Many of Merrill's stagings remained a part of the company's repertory for decades, including his stagings of Donizetti's L'elisir d'amore (1960), Wagner's Die Meistersinger von Nürnberg (1962) and Humperdinck's Hänsel und Gretel (1967). Other operas he staged for the company included Adriana Lecouvreur (1963), Aida (1963), Samson et Dalila (1964), Luisa Miller (1968), Il trovatore (1969) and Parsifal (1970) among others. His 1969 staging of Der Rosenkavalier was used through 2012. Opera News said, "Merrill productions were designed to survive multiple revivals and cast changes; generally traditional and always clear, their simple but effective staging touches, such as Dulcamara's arrival via hot-air balloon in Elisir, kept Met audiences diverted and amused for a generation.

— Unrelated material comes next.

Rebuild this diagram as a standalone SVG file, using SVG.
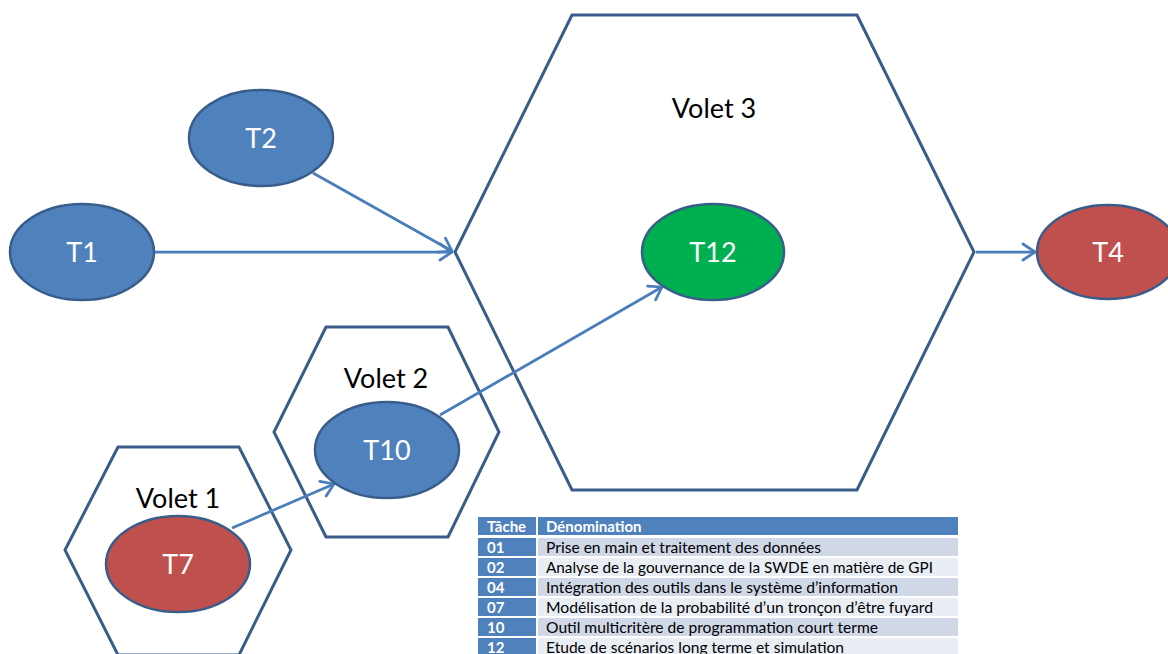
<svg xmlns="http://www.w3.org/2000/svg" width="1168" height="654" viewBox="0 0 1168 654">
  <style>
    .hex { fill: none; stroke: #385d8a; stroke-width: 3; stroke-linejoin: miter; }
    .node { stroke: #385d8a; stroke-width: 2.5; }
    .blue { fill: #4f81bd; }
    .red { fill: #c0504d; }
    .green { fill: #00b050; }
    .lbl { font-family: Lato, "Open Sans", sans-serif; font-size: 27px; fill: #ffffff; text-anchor: middle; }
    .vlbl { font-family: Lato, "Open Sans", sans-serif; font-size: 27px; fill: #000000; text-anchor: middle; }
    .edge { fill: none; stroke: #4a7ebb; stroke-width: 2.75; marker-end: url(#arr); }
    .th { font-family: Lato, "Open Sans", sans-serif; font-size: 15px; font-weight: bold; fill: #ffffff; }
    .td { font-family: Lato, "Open Sans", sans-serif; font-size: 15px; fill: #000000; }
    .cellA { fill: #4f81bd; }
    .cellD { fill: #d0d8e8; }
    .cellL { fill: #e9edf4; }
  </style>
  <defs>
    <marker id="arr" viewBox="-15 -10 17 20" refX="0" refY="0" markerWidth="17" markerHeight="20" orient="auto" markerUnits="userSpaceOnUse">
      <path d="M-12,-8 L0,0 L-12,8" fill="none" stroke="#4a7ebb" stroke-width="2.75" stroke-linecap="round" stroke-linejoin="round"/>
    </marker>
  </defs>
  <rect width="1168" height="654" fill="#ffffff"/>

  <!-- work packages -->
  <g id="volet3">
    <polygon class="hex" points="572,15 857,15 974,252 857,490 572,490 455,252"/>
    <text class="vlbl" x="714" y="118">Volet 3</text>
  </g>
  <g id="volet2">
    <polygon class="hex" points="326,327 448,327 499,432 448,537 326,537 274,432"/>
    <text class="vlbl" x="386" y="388">Volet 2</text>
  </g>
  <g id="volet1">
    <polygon class="hex" points="118,447 239,447 291,550 239,655 118,655 65,550"/>
    <text class="vlbl" x="178" y="508">Volet 1</text>
  </g>

  <!-- connectors -->
  <g id="connectors">
    <line class="edge" x1="155" y1="252" x2="452" y2="252"/>
    <line class="edge" x1="313" y1="173" x2="452" y2="251"/>
    <line class="edge" x1="976" y1="252" x2="1035" y2="252"/>
    <line class="edge" x1="232" y1="528" x2="334" y2="484"/>
    <line class="edge" x1="440" y1="415" x2="662" y2="287"/>
  </g>

  <!-- tasks -->
  <g id="t1">
    <ellipse class="node blue" cx="82" cy="252" rx="72" ry="48"/>
    <text class="lbl" x="82" y="262">T1</text>
  </g>
  <g id="t2">
    <ellipse class="node blue" cx="261" cy="138" rx="72" ry="48"/>
    <text class="lbl" x="261" y="148">T2</text>
  </g>
  <g id="t12">
    <ellipse class="node green" cx="713" cy="252" rx="71" ry="48"/>
    <text class="lbl" x="713" y="262">T12</text>
  </g>
  <g id="t4">
    <ellipse class="node red" cx="1108" cy="252" rx="71" ry="47"/>
    <text class="lbl" x="1108" y="262">T4</text>
  </g>
  <g id="t10">
    <ellipse class="node blue" cx="387" cy="450" rx="72" ry="48"/>
    <text class="lbl" x="387" y="460">T10</text>
  </g>
  <g id="t7">
    <ellipse class="node red" cx="178" cy="564" rx="72" ry="48"/>
    <text class="lbl" x="178" y="574">T7</text>
  </g>

  <!-- task legend -->
  <g id="legend">
    <rect class="cellA" x="478" y="517" width="58" height="18"/>
    <rect class="cellA" x="538" y="517" width="420" height="18"/>
    <text class="th" x="487" y="532">Tâche</text>
    <text class="th" x="546" y="532">Dénomination</text>

    <rect class="cellA" x="478" y="538" width="58" height="18"/>
    <rect class="cellD" x="538" y="538" width="420" height="18"/>
    <text class="th" x="487" y="553">01</text>
    <text class="td" x="546" y="553" textLength="275" lengthAdjust="spacingAndGlyphs">Prise en main et traitement des données</text>

    <rect class="cellA" x="478" y="558" width="58" height="18"/>
    <rect class="cellL" x="538" y="558" width="420" height="18"/>
    <text class="th" x="487" y="573">02</text>
    <text class="td" x="546" y="573" textLength="387" lengthAdjust="spacingAndGlyphs">Analyse de la gouvernance de la SWDE en matière de GPI</text>

    <rect class="cellA" x="478" y="578" width="58" height="18"/>
    <rect class="cellD" x="538" y="578" width="420" height="18"/>
    <text class="th" x="487" y="593">04</text>
    <text class="td" x="546" y="593" textLength="352" lengthAdjust="spacingAndGlyphs">Intégration des outils dans le système d’information</text>

    <rect class="cellA" x="478" y="598" width="58" height="18"/>
    <rect class="cellL" x="538" y="598" width="420" height="18"/>
    <text class="th" x="487" y="613">07</text>
    <text class="td" x="546" y="613" textLength="387" lengthAdjust="spacingAndGlyphs">Modélisation de la probabilité d’un tronçon d’être fuyard</text>

    <rect class="cellA" x="478" y="618" width="58" height="18"/>
    <rect class="cellD" x="538" y="618" width="420" height="18"/>
    <text class="th" x="487" y="633">10</text>
    <text class="td" x="546" y="633" textLength="332" lengthAdjust="spacingAndGlyphs">Outil multicritère de programmation court terme</text>

    <rect class="cellA" x="478" y="638" width="58" height="18"/>
    <rect class="cellL" x="538" y="638" width="420" height="18"/>
    <text class="th" x="487" y="653">12</text>
    <text class="td" x="546" y="653" textLength="298" lengthAdjust="spacingAndGlyphs">Etude de scénarios long terme et simulation</text>
  </g>
</svg>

During his years at the Met, Merrill also worked for several other opera companies, notably working as the Artistic Director of Central City Opera in Colorado for seven years. From 1974 to 1978 he worked as the resident producer and director of technical services for the Opéra national du Rhin. He also directed operas for many companies both in the United States and abroad during his career, including the Arena di Verona Festival, the Badisches Staatstheater Karlsruhe, the Bregenz Festival, the Hamburg State Opera, the Houston Grand Opera, the Lyric Opera of Chicago, the Miami Opera, the Opera Company of Philadelphia, the Salzburg Festival, the San Diego Opera, the Teatro Colón, and the Vienna State Opera among others.